Many neighborhoods are more like apartheid enclaves than democratic communities. Gated communities, united by shared economic status, flourish far from low-income housing projects. Switzerland integrates low, middle, and high-income housing projects into single neighborhoods. Our egalitarian traditions would indicate a similar policy but our belief in wealth as privilege obstructs this.
Schools in poor neighborhoods struggle to make up for stress and unmet needs at home. Under-educated children may make poor choices and struggle to find meaningful work that might offer them a leg up to financial independence on the economic ladder.
While the rest of the civilized world has made access to health care a basic right of citizenship, our citizens must compete financially for access to the quality healthcare we brag about. The prognosis for those without access only gets worse and more expensive.
Then there’s incarceration. With almost 2.5 million Americans in jail, 100,000 of whom are kids, we’ve enrolled almost 1 % of our citizens in crime academies where they learn little more than how to become better criminals. We do little or nothing to reintegrate them into society.
We are quick-to-war, even though the last morally unequivocal war ended in 1945. Thousands of our young people enlist with the largely illusory dream of patriotism, respect, and expensive toys. Many return home unnoticed except by family, often physically or emotionally crippled, and some sexually abused or addicted to drugs or to the adrenaline of conflict.
Our obsession with gun rights has flooded our nation with weapons. Killing someone in a fit of pique is now as easy as checking your watch.
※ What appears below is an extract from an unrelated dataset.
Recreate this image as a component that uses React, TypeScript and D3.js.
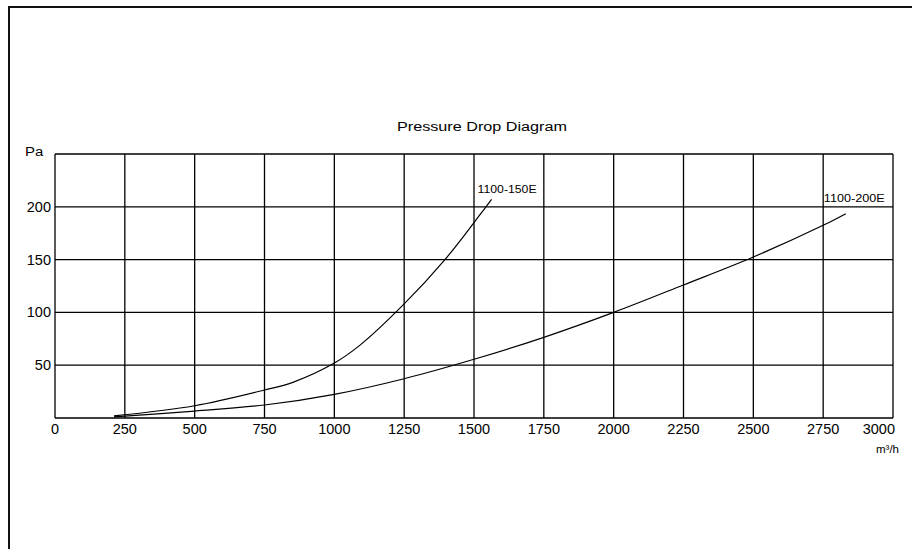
import * as d3 from "d3";

interface Point {
    x: number;
    y: number;
}

// axis ticks (m³/h and Pa)
const xTickValues = [0, 250, 500, 750, 1000, 1250, 1500, 1750, 2000, 2250, 2500, 2750, 3000];
const yTickValues = [50, 100, 150, 200];
const yGridValues = [50, 100, 150, 200, 250];

const flow150E = [211, 500, 750, 854, 1000, 1092, 1250, 1396, 1500, 1540, 1563];
const drop150E = [2, 11.6, 26.5, 34, 52, 69, 108, 150, 185, 199, 207];

const flow200E = [211, 500, 750, 1000, 1250, 1500, 1750, 2000, 2250, 2500, 2750, 2831];
const drop200E = [1, 6.6, 12.3, 22.4, 37.2, 55.6, 76.4, 100, 126, 152.5, 182.5, 193.5];

const seriesNames = ["1100-150E", "1100-200E"];

const toPoints = (xs: number[], ys: number[]): Point[] =>
    xs.map((x, i) => ({ x, y: ys[i] }));

const W = 912;
const H = 549;
const margin = { top: 154, right: 19, bottom: 131, left: 55 };
const FONT = "'Liberation Sans', Arial, Helvetica, sans-serif";

export default function App() {
    const xScale = d3
        .scaleLinear()
        .domain([0, 3000])
        .range([margin.left, W - margin.right]);
    const yScale = d3
        .scaleLinear()
        .domain([0, 250])
        .range([H - margin.bottom, margin.top]);

    const line = d3
        .line<Point>()
        .x((d) => xScale(d.x))
        .y((d) => yScale(d.y))
        .curve(d3.curveCatmullRom.alpha(0.5));

    const series = [
        { name: seriesNames[0], points: toPoints(flow150E, drop150E), labelDx: -14, labelDy: -6, labelW: 59 },
        { name: seriesNames[1], points: toPoints(flow200E, drop200E), labelDx: -22, labelDy: -12, labelW: 61 },
    ];

    const x0 = xScale(0);
    const x1 = xScale(3000);
    const y0 = yScale(0);
    const y1 = yScale(250);

    return (
        <svg
            width={W}
            height={H}
            style={{ position: "absolute", left: 0, top: 0, background: "#fff" }}
            fontFamily={FONT}
        >
            {/* outer frame, runs off the page right and bottom */}
            <rect x={9} y={7} width={1000} height={1000} fill="none" stroke="#111" strokeWidth={2} />

            <text x={482} y={131} fontSize={12.5} textAnchor="middle" textLength={170} lengthAdjust="spacingAndGlyphs">
                Pressure Drop Diagram
            </text>

            {/* grid */}
            {xTickValues.map((t) => (
                <line key={"gx" + t} x1={xScale(t)} x2={xScale(t)} y1={y1} y2={y0} stroke="#000" strokeWidth={1.3} />
            ))}
            {yGridValues.map((t) => (
                <line key={"gy" + t} x1={x0} x2={x1} y1={yScale(t)} y2={yScale(t)} stroke="#000" strokeWidth={1.3} />
            ))}
            <line x1={x0} x2={x1} y1={y0} y2={y0} stroke="#000" strokeWidth={1.3} />

            {/* x axis labels */}
            {xTickValues.map((t, i) => (
                <text
                    key={"lx" + t}
                    x={i === xTickValues.length - 1 ? xScale(t) + 2 : xScale(t)}
                    y={y0 + 16}
                    fontSize={14.5}
                    textAnchor={i === xTickValues.length - 1 ? "end" : "middle"}
                >
                    {t}
                </text>
            ))}
            <text x={899} y={453} fontSize={11.5} textAnchor="end">
                m³/h
            </text>

            {/* y axis labels */}
            {yTickValues.map((t) => (
                <text key={"ly" + t} x={51} y={yScale(t) + 5} fontSize={14.5} textAnchor="end">
                    {t}
                </text>
            ))}
            <text x={25} y={156} fontSize={12.5} textLength={18.3} lengthAdjust="spacingAndGlyphs">
                Pa
            </text>

            {/* curves */}
            {series.map((s) => {
                const last = s.points[s.points.length - 1];
                return (
                    <g key={s.name}>
                        <path d={line(s.points) ?? ""} fill="none" stroke="#000" strokeWidth={1.2} />
                        <text
                            x={xScale(last.x) + s.labelDx}
                            y={yScale(last.y) + s.labelDy}
                            fontSize={10.5}
                            textLength={s.labelW}
                            lengthAdjust="spacingAndGlyphs"
                        >
                            {s.name}
                        </text>
                    </g>
                );
            })}
        </svg>
    );
}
The ubiquity of guns turns spontaneous rage into murder, most often among our children.
While politicians debate the red herrings of ideology, we’re creating a new wave of citizens who will need a social safety net we can never afford to build.
We know that prevention is more cost-efficient than cure yet we like to live in the moment. Thinking ahead is hard and requires some current sacrifice. But the mentality of “I’ve got mine. You go get yours, and don’t ask me to share” will surely bankrupt us in the future.